— THE EXERCISE —
Copy the data exactly as it appears, and do not include any pictures.

* * * * * * * * *

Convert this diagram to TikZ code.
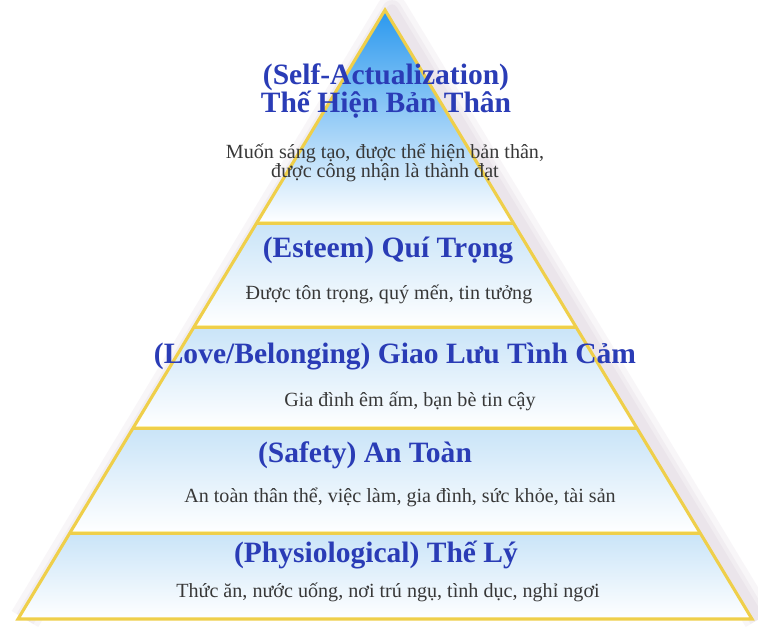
\documentclass[tikz,border=0pt]{standalone}
\usepackage{fontspec}
\setmainfont{Liberation Serif}
\usepackage{xcolor}
\usepackage{tikz}
\usetikzlibrary{calc}

\definecolor{gold}{HTML}{EFCF4A}
\definecolor{lightgold}{HTML}{FBEFA8}
\definecolor{titleblue}{HTML}{2A3CB6}
\definecolor{skyblue}{HTML}{2A98EE}
\definecolor{paleblue}{HTML}{C9E4F8}
\definecolor{desctext}{HTML}{383838}

\begin{document}
\begin{tikzpicture}[x=0.025cm, y=-0.025cm,
        band/.style={draw=gold, line width=1pt, top color=paleblue, bottom color=white},
        topband/.style={band, top color=skyblue, middle color=skyblue!40!white, bottom color=white},
        sep/.style={draw=gold, line width=2.6pt},
        title/.style={font=\bfseries\fontsize{21}{20.5}\selectfont, text=titleblue, align=center},
        desc/.style={font=\fontsize{14.3}{13.5}\selectfont, text=desctext, align=center},
    ]
        \useasboundingbox[fill=white] (0,0) rectangle (758,633);
        \coordinate (apex) at (385,10);
        \coordinate (bl)   at (18,619);
        \coordinate (br)   at (752,619);
        % corners of the bands
        \foreach \n/\t in {a/0.3498, b/0.5205, c/0.6864, d/0.8588} {
            \coordinate (l\n) at ($(apex)!\t!(bl)$);
            \coordinate (r\n) at ($(apex)!\t!(br)$);
        }

        % soft shadow on the slopes
        \foreach \w in {22,14,8}
            \draw[gray!70!violet, opacity=0.05, line width=\w pt, line join=round]
                ([xshift=5]bl) -- ([xshift=5]apex) -- ([xshift=5]br);

        \draw[topband] (apex) -- (ra) -- (la) -- cycle;
        \draw[band] (la) -- (ra) -- (rb) -- (lb) -- cycle;
        \draw[band] (lb) -- (rb) -- (rc) -- (lc) -- cycle;
        \draw[band] (lc) -- (rc) -- (rd) -- (ld) -- cycle;
        \draw[band] (ld) -- (rd) -- (br) -- (bl) -- cycle;

        \foreach \n in {a,b,c,d} {
            \draw[sep] (l\n) -- (r\n);
            \draw[lightgold, line width=0.8pt] ([yshift=1]l\n) -- ([yshift=1]r\n);
        }
        \draw[gold, line width=2.2pt, line join=miter] (apex) -- (br) -- (bl) -- cycle;

        \node[title] (selftitle)   at (386,91)  {(Self-Actualization)\\Thế Hiện Bản Thân};
        \node[desc]  (selfdesc)    at (385,163) {Muốn sáng tạo, được thể hiện bản thân,\\được công nhận là thành đạt};
        \node[title] (esteemtitle) at (388,250) {(Esteem) Quí Trọng};
        \node[desc]  (esteemdesc)  at (389,294) {Được tôn trọng, quý mến, tin tưởng};
        \node[title] (lovetitle)   at (395,356) {(Love/Belonging) Giao Lưu Tình Cảm};
        \node[desc]  (lovedesc)    at (410,401) {Gia đình êm ấm, bạn bè tin cậy};
        \node[title] (safetytitle) at (365,455) {(Safety) An Toàn};
        \node[desc]  (safetydesc)  at (400,497) {An toàn thân thể, việc làm, gia đình, sức khỏe, tài sản};
        \node[title] (physiotitle) at (376,555) {(Physiological) Thế Lý};
        \node[desc]  (physiodesc)  at (388,592) {Thức ăn, nước uống, nơi trú ngụ, tình dục, nghỉ ngơi};
    \end{tikzpicture}
\end{document}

* * * * * * * * *

— REPLY —
Convert this diagram to TikZ code.
\documentclass[tikz,border=0pt]{standalone}
\usepackage{fontspec}
\setmainfont{Liberation Serif}
\usepackage{xcolor}
\usepackage{tikz}
\usetikzlibrary{calc}

\definecolor{gold}{HTML}{EFCF4A}
\definecolor{lightgold}{HTML}{FBEFA8}
\definecolor{titleblue}{HTML}{2A3CB6}
\definecolor{skyblue}{HTML}{2A98EE}
\definecolor{paleblue}{HTML}{C9E4F8}
\definecolor{desctext}{HTML}{383838}

\begin{document}
\begin{tikzpicture}[x=0.025cm, y=-0.025cm,
        band/.style={draw=gold, line width=1pt, top color=paleblue, bottom color=white},
        topband/.style={band, top color=skyblue, middle color=skyblue!40!white, bottom color=white},
        sep/.style={draw=gold, line width=2.6pt},
        title/.style={font=\bfseries\fontsize{21}{20.5}\selectfont, text=titleblue, align=center},
        desc/.style={font=\fontsize{14.3}{13.5}\selectfont, text=desctext, align=center},
    ]
        \useasboundingbox[fill=white] (0,0) rectangle (758,633);
        \coordinate (apex) at (385,10);
        \coordinate (bl)   at (18,619);
        \coordinate (br)   at (752,619);
        % corners of the bands
        \foreach \n/\t in {a/0.3498, b/0.5205, c/0.6864, d/0.8588} {
            \coordinate (l\n) at ($(apex)!\t!(bl)$);
            \coordinate (r\n) at ($(apex)!\t!(br)$);
        }

        % soft shadow on the slopes
        \foreach \w in {22,14,8}
            \draw[gray!70!violet, opacity=0.05, line width=\w pt, line join=round]
                ([xshift=5]bl) -- ([xshift=5]apex) -- ([xshift=5]br);

        \draw[topband] (apex) -- (ra) -- (la) -- cycle;
        \draw[band] (la) -- (ra) -- (rb) -- (lb) -- cycle;
        \draw[band] (lb) -- (rb) -- (rc) -- (lc) -- cycle;
        \draw[band] (lc) -- (rc) -- (rd) -- (ld) -- cycle;
        \draw[band] (ld) -- (rd) -- (br) -- (bl) -- cycle;

        \foreach \n in {a,b,c,d} {
            \draw[sep] (l\n) -- (r\n);
            \draw[lightgold, line width=0.8pt] ([yshift=1]l\n) -- ([yshift=1]r\n);
        }
        \draw[gold, line width=2.2pt, line join=miter] (apex) -- (br) -- (bl) -- cycle;

        \node[title] (selftitle)   at (386,91)  {(Self-Actualization)\\Thế Hiện Bản Thân};
        \node[desc]  (selfdesc)    at (385,163) {Muốn sáng tạo, được thể hiện bản thân,\\được công nhận là thành đạt};
        \node[title] (esteemtitle) at (388,250) {(Esteem) Quí Trọng};
        \node[desc]  (esteemdesc)  at (389,294) {Được tôn trọng, quý mến, tin tưởng};
        \node[title] (lovetitle)   at (395,356) {(Love/Belonging) Giao Lưu Tình Cảm};
        \node[desc]  (lovedesc)    at (410,401) {Gia đình êm ấm, bạn bè tin cậy};
        \node[title] (safetytitle) at (365,455) {(Safety) An Toàn};
        \node[desc]  (safetydesc)  at (400,497) {An toàn thân thể, việc làm, gia đình, sức khỏe, tài sản};
        \node[title] (physiotitle) at (376,555) {(Physiological) Thế Lý};
        \node[desc]  (physiodesc)  at (388,592) {Thức ăn, nước uống, nơi trú ngụ, tình dục, nghỉ ngơi};
    \end{tikzpicture}
\end{document}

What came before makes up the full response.